Check Pattern – Charmed by Gingham Glamor
Gingham glamor is back! This versatile, sturdy, natural fabric is no longer used only in country home decor or worn by country Cowboys. I think its so popular because it blends nostalgia, practicality and style in a way that makes it fun to use.
Source: I’m So Vintage
Gingham fabric just works well with many home decorating styles, and adds a little country home decor to any style. Across long stretches of walls, a complete set of dining chairs or small accents. The amount of gingham you use is proportional to your gingham comfort zone.
Source: Country Living
Gingham Spotted Around Town
I’m not sure what you think of the new spin on gingham, but I like the way its found its way to monogrammed gingham shoes, nails, gloves and clothes. Large checks, small checks, from every color, straight or on the bias, gingham is a style you can do so much with.
Gingham is the most democratic of fabrics. It has no right or wrong side which makes it easy to use. I must admit, the check pattern was never on top of the fabric charts for me… but now I really like the look of gingham fabric and check pattern, whether its to cover walls, windows, or antique chairs.
I find even the smallest amount of gingham fabric in a photo frame or cushion can make all the difference to a look.
How Much is Too Much?
Of course, it depends on the room. But I find that gingham is a great way to layer fabric patterns and add another dimension to home decorating. It gives it depth, as well as color and interest.

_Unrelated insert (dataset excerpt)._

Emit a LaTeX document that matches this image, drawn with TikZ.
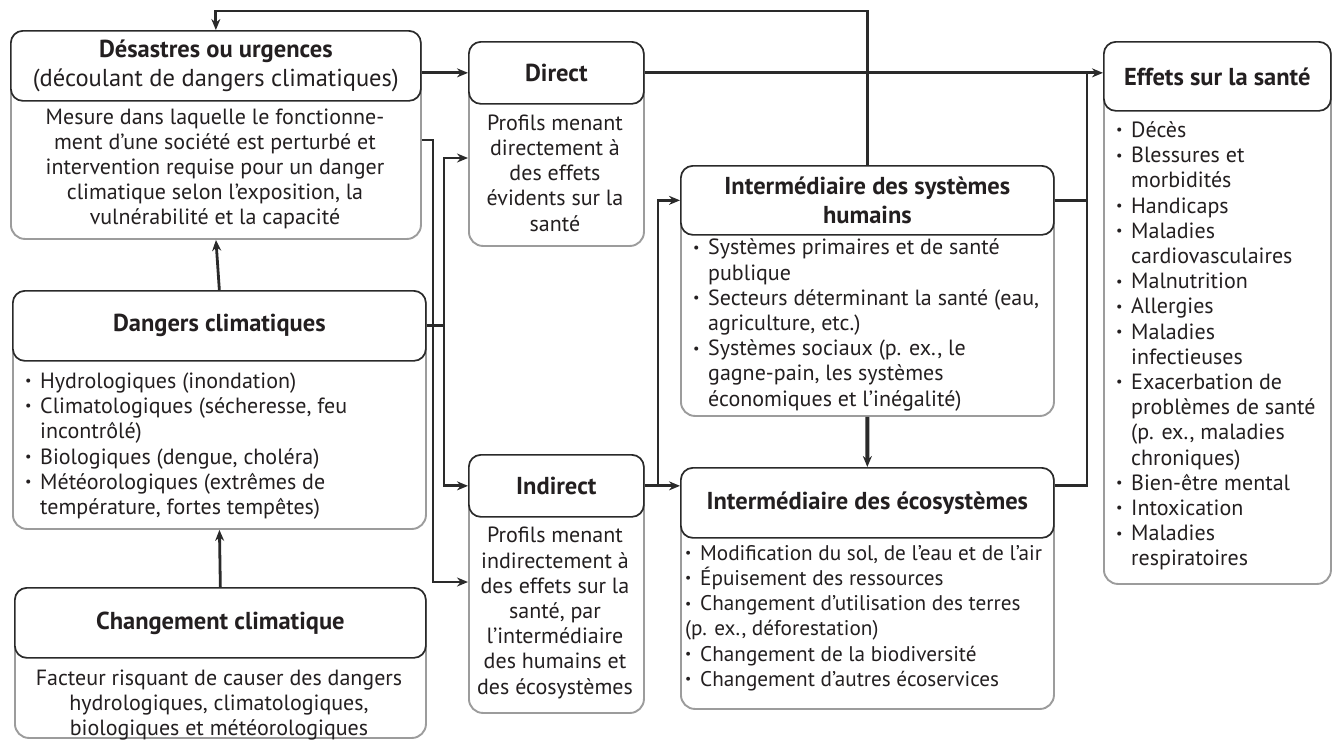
\documentclass[tikz,border=0pt]{standalone}
\usepackage{fontspec}
\setmainfont{PT Sans}
\usetikzlibrary{arrows.meta,positioning}
\definecolor{edgegray}{HTML}{2A2A2A}
\definecolor{framegray}{HTML}{9C9C9C}
\definecolor{inkgray}{HTML}{231F20}
\tikzset{%
   head/.style={draw=edgegray, line width=1.7pt, rounded corners=12pt, fill=white, anchor=north west,
      inner sep=2pt, align=center, text=inkgray, font=\fontsize{24.5}{29}\selectfont\bfseries},
   frame/.style={draw=framegray, line width=1.9pt, rounded corners=14pt, fill=white, anchor=north west, inner sep=0pt},
   body/.style={inner sep=0pt, align=center, text=inkgray, font=\fontsize{22}{25.2}\selectfont},
   list/.style={body, align=left, anchor=west},
   wire/.style={line width=2.8pt, draw=edgegray},
   link/.style={wire, -{Stealth[length=11pt,width=9pt]}},
}
\newcommand{\bul}{\makebox[15pt][l]{\raisebox{.12em}{\scalebox{.65}{•}}}}
\newcommand{\ind}{\hspace*{15pt}}

\begin{document}
\begin{tikzpicture}[x=1pt, y=-1pt]
   \useasboundingbox (0,0) rectangle (1334,740);
   % left column
   \node[frame, minimum width=410, minimum height=208] (disf) at (10,30) {};
   \node[head, minimum width=410, minimum height=70] (dis) at (10,30)
      {Désastres ou urgences\\{\mdseries (découlant de dangers climatiques)}};
   \node[body] (disb) at (215,169) {Mesure dans laquelle le fonctionne-\\ment d’une société est perturbé et\\
      intervention requise pour un danger\\climatique selon l’exposition, la\\vulnérabilité et la capacité};

   \node[frame, minimum width=413, minimum height=238] (danf) at (12,290) {};
   \node[head, minimum width=413, minimum height=70] (dan) at (12,290) {Dangers climatiques};
   \node[list] (danb) at (25,446) {\bul Hydrologiques (inondation)\\\bul Climatologiques (sécheresse, feu\\
      \ind incontrôlé)\\\bul Biologiques (dengue, choléra)\\\bul Météorologiques (extrêmes de\\
      \ind température, fortes tempêtes)};

   \node[frame, minimum width=411, minimum height=150] (chgf) at (14,587) {};
   \node[head, minimum width=411, minimum height=70] (chg) at (14,587) {Changement climatique};
   \node[body] (chgb) at (219,705) {Facteur risquant de causer des dangers\\hydrologiques, climatologiques,\\
      biologiques et météorologiques};

   % middle column
   \node[frame, minimum width=175, minimum height=204] (dirf) at (468,41) {};
   \node[head, minimum width=175, minimum height=62] (dir) at (468,41) {Direct};
   \node[body] (dirb) at (555,173) {Profils menant\\directement à\\des effets\\évidents sur la\\santé};

   \node[frame, minimum width=175, minimum height=258] (indf) at (468,454) {};
   \node[head, minimum width=175, minimum height=62] (ind) at (468,454) {Indirect};
   \node[body] (indb) at (555,613) {Profils menant\\indirectement à\\des effets sur la\\santé, par\\
      l’intermédiaire\\des humains et\\des écosystèmes};

   \node[frame, minimum width=373, minimum height=250] (humf) at (680,165) {};
   \node[head, minimum width=373, minimum height=69] (hum) at (680,165) {Intermédiaire des systèmes\\humains};
   \node[list] (humb) at (693,325) {\bul Systèmes primaires et de santé\\\ind publique\\
      \bul Secteurs déterminant la santé (eau,\\\ind agriculture, etc.)\\\bul Systèmes sociaux (p. ex., le\\
      \ind gagne-pain, les systèmes\\\ind économiques et l’inégalité)};

   \node[frame, minimum width=373, minimum height=241] (ecof) at (680,467) {};
   \node[head, minimum width=373, minimum height=70] (eco) at (680,467) {Intermédiaire des écosystèmes};
   \node[list, font=\fontsize{21.2}{25.2}\selectfont] (ecob) at (685,618) {\bul Modification du sol, de l’eau et de l’air\\
      \bul Épuisement des ressources\\\bul Changement d’utilisation des terres\\(p. ex., déforestation)\\
      \bul Changement de la biodiversité\\\bul Changement d’autres écoservices};

   % right column
   \node[frame, minimum width=227, minimum height=542] (efff) at (1103,41) {};
   \node[head, minimum width=227, minimum height=69] (eff) at (1103,41) {Effets sur la santé};
   \node[list] (effb) at (1116,346) {\bul Décès\\\bul Blessures et\\\ind morbidités\\\bul Handicaps\\
      \bul Maladies\\\ind cardiovasculaires\\\bul Malnutrition\\\bul Allergies\\\bul Maladies\\
      \ind infectieuses\\\bul Exacerbation de\\\ind problèmes de santé\\\ind (p. ex., maladies\\
      \ind chroniques)\\\bul Bien-être mental\\\bul Intoxication\\\bul Maladies\\\ind respiratoires};

   \coordinate (busm) at (433,0);
   \coordinate (busl) at (444,0);
   \coordinate (busi) at (658,0);
   \coordinate (busr) at (1087,0);

   % connectors
   \draw[link] (hum.north) -- (hum.north |- 0,11) -| (dis.north);
   \draw[link] (chg.north) -- (danf.south);
   \draw[link] (dan.north) -- (disf.south);
   \draw[link] (dis.east |- dir.west) -- (dir.west);
   \draw[link] (dir.east) -- (dir.east -| eff.west);
   \draw[wire] (dan.east) -- (dan.east -| busl);
   \draw[link] (busl |- dan.east) |- (dirf.west |- 0,158);
   \draw[link] (busl |- dan.east) |- (ind.west);
   \draw[link] (disf.east |- 0,140) -- (busm |- 0,140) |- (indf.west |- 0,582);
   \draw[link] (ind.east) -- (eco.west |- ind.east);
   \draw[link] (busi |- ind.east) |- (hum.west);
   \draw[link, line width=4pt] (humf.south) -- (eco.north);
   \draw[wire] (hum.east) -- (hum.east -| busr);
   \draw[wire] (eco.east |- ind.east) -- (busr |- ind.east) -- (busr |- dir.east);
\end{tikzpicture}
\end{document}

You can read this article to find out how to use patterns, scale and fabric texture and layer your look.
Classic checkerboard was mostly found in primary colors; blue, red, or yellow on a light ground. As it’s become more popular, greens, grays and muted browns have been added to the gingham color palette. And they work really well. The size of the check pattern has also changed, which makes mixing and matching much easier.
If you want your rooms to look relaxed and subdued, but still classic, add less pattern in primary colors. For a bolder, stronger look, at more primary colors with larger checks.

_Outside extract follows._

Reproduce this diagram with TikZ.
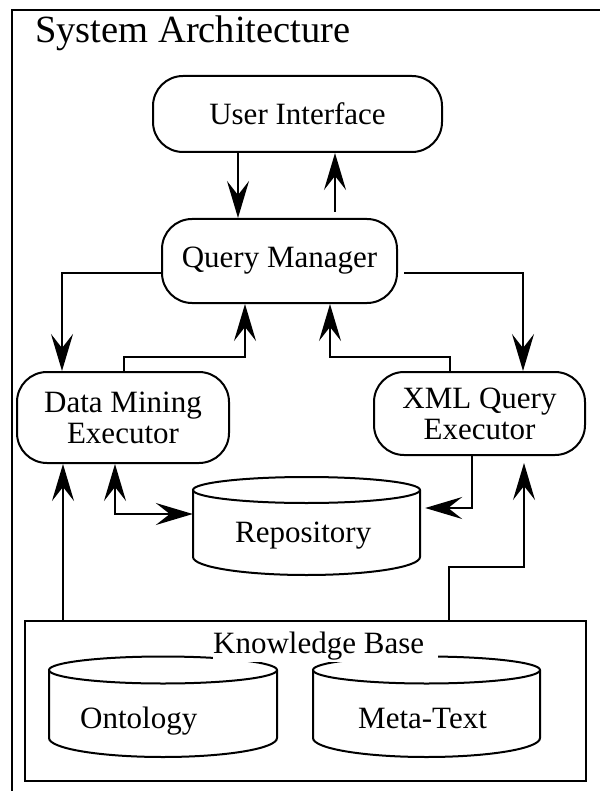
\documentclass[tikz,border=0pt]{standalone}
\usepackage{fontspec}
\setmainfont{Liberation Serif}
\usetikzlibrary{arrows.meta}
\newcommand\nodefont{\fontsize{31}{31}\selectfont}
\newcommand\titlefont{\fontsize{38.5}{40}\selectfont}
% #1 left x, #2 right x, #3 top ellipse centre y, #4 top ry, #5 side bottom y, #6 bottom ry
\newcommand\drawcyl[6]{%
  \pgfmathsetmacro\cylcx{(#1+#2)/2}%
  \pgfmathsetmacro\cylrx{(#2-#1)/2}%
  \draw[cylline] (\cylcx,#3) ellipse [x radius=\cylrx, y radius=#4];
  \draw[cylline] (#1,#3) -- (#1,#5)
    .. controls (#1,#5+0.5523*#6) and (\cylcx-0.5523*\cylrx,#5+#6) .. (\cylcx,#5+#6)
    .. controls (\cylcx+0.5523*\cylrx,#5+#6) and (#2,#5+0.5523*#6) .. (#2,#5) -- (#2,#3);
}
\tikzset{
  cylline/.style={line width=2pt},
  box/.style={draw, line width=2pt, rounded corners=30pt, inner sep=0pt, align=center, font=\nodefont},
  arr/.style={line width=2pt, -{Stealth[length=37pt,width=22pt,inset=14pt]}},
  arrboth/.style={line width=2pt, {Stealth[length=37pt,width=22pt,inset=14pt]}-{Stealth[length=37pt,width=22pt,inset=14pt]}},
  lbl/.style={inner sep=0pt, font=\nodefont}
}
\begin{document}
\begin{tikzpicture}[x=1pt,y=-1pt]
\useasboundingbox (0,0) rectangle (599,791);
% outer frame
\draw[line width=2.5pt] (12,820) -- (12,10) -- (630,10);
\node[anchor=base west, font=\titlefont, inner sep=0pt] (title) at (35,43) {System Architecture};

% main nodes
\node[box, minimum width=289pt, minimum height=76pt] (ui) at (297.5,114) {User Interface};
\node[box, minimum width=235pt, minimum height=84pt] (qm) at (279.5,261) {Query Manager};
\node[box, minimum width=212pt, minimum height=91pt] (dm) at (123,417.5) {Data Mining\\Executor};
\node[box, minimum width=211pt, minimum height=83pt] (xml) at (479.5,413.5) {XML Query\\Executor};

% repository
\drawcyl{193}{420}{490}{13}{557}{18}
\node[inner sep=0pt, minimum width=227pt, minimum height=99pt] (rep) at (306.5,526.5) {};
\node[lbl, anchor=base west] (replabel) at (235,542) {Repository};

% knowledge base
\node[draw, line width=2pt, inner sep=0pt, minimum width=561pt, minimum height=160pt] (kb) at (305.5,701) {};
\drawcyl{49}{277}{670}{13.5}{738}{19}
\drawcyl{313}{540}{670}{13.5}{738}{19}
\node[lbl, anchor=base west] (ont) at (80,728) {Ontology};
\node[lbl, anchor=base west] (meta) at (358,728) {Meta-Text};
\node[lbl, fill=white, inner ysep=2pt, anchor=base west] (kblabel) at (213,653) {Knowledge Base\hspace*{14pt}};

% connectors
\draw[arr] (ui.south -| 238,0) -- (qm.north -| 238,0);
\draw[arr, shorten <=6pt] (qm.north -| 335,0) -- (ui.south -| 335,0);
\draw[arr] ([yshift=-12pt]qm.west) -| (dm.north -| 62,0);
\draw[arr, shorten <=6pt] ([yshift=-12pt]qm.east) -| (xml.north -| 523,0);
\draw[arr] (dm.north -| 124,0) |- (245,357) -- (qm.south -| 245,0);
\draw[arr] (xml.north -| 450,0) |- (330,357) -- (qm.south -| 330,0);
\draw[arrboth] (dm.south -| 115,0) |- (rep.west |- 0,514);
\draw[arr, shorten >=5pt] (xml.south -| 472,0) |- (rep.east |- 0,508);
\draw[arr] (kb.north -| 63,0) -- (dm.south -| 63,0);
\draw[arr, shorten >=7pt] (kb.north -| 449,0) |- (524,567) -- (xml.south -| 524,0);
\end{tikzpicture}
\end{document}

I like gingham added to rooms that are painted white and muted gray. That little bit of pattern and color can break up large slabs of white space. How much gingham glamor you choose is up to you.
I like the new ways people are using gingham. Now you can find the cheeky checks on the cutest kitchen table, with gingham napkins to iPhone covers and lamp shades. Country home decor has gone mainstream.
And it doesn’t have to be all about fabric. You can paint a check pattern on your floors or walls. Here is a tutorial from Southern Living on painting a check pattern on walls. I really like the look – it’s creative, looks like expensive wall paper and means you only paint one half of the check pattern if you like one of the two colors. Simple, fast home decorating.
Gingham fabric is a winner on ottomans, sofas and the most ornate French chairs; toning down the any formality but still adding color, texture and a layer of pattern. You can create the cutest kitchen table look or move right into the bedroom. The check pattern goes well with primary colors, floral patterns and stripes.
Source: Casa Sugar
Here is gingham glamor in the kitchen, dressing up the best laid afternoon teas. From flatware, aprons and garden gloves, from primary colors to soft pale colors, the check pattern can create the cutest kitchen table setting.
Gingham – Creating a Relaxed Classic Look
For some, gingham won’t give up its homely country home decor past. But move past the country home decor look, mix it in with other home decorating looks, and you get to experience gingham in a whole new way. It’s fresh. It’s flexible. It’s relaxed. And most of the time – it’s washable.
Think check chair covers, tied to the back of chairs and removed when you want a change. Mix it with burlap curtains. Use it in kitchen valances.
Source – Pinterest (Etsy)
Add to neutral colors or outdoor seat cushions. You’ll be surprised how stylish this can look. Just the smallest amount of check pattern can make such a difference to your home decorating.
Use gingham ribbon on your gift wrapping, tags, Christmas decorations or table napkins.
Gingham curtains can look stunning or pillows in a muted, minimalist bedroom.
Source: Pinterest and Casa Sugar.
If this is your first time using gingham, go small – and I mean amount of gingham, not the size of the check. Add gingham fabric to accessories. If you are ready for a bolder gingham look, add gingham wallpaper to the back of a bookcase, kitchen cabinet or add some slipcovers to your chairs.
Source: Everything Fab and Indulgy
No matter what you choose, remember that a bigger print looks better on furniture and bigger projects, while a smaller gingham print works well on accents or accessories! Here is a video on how to cover a stool with gingham fabric.
I’m not sure what my next gingham project will be. But from room dividers to wall treatments, there are some great ways to use gingham.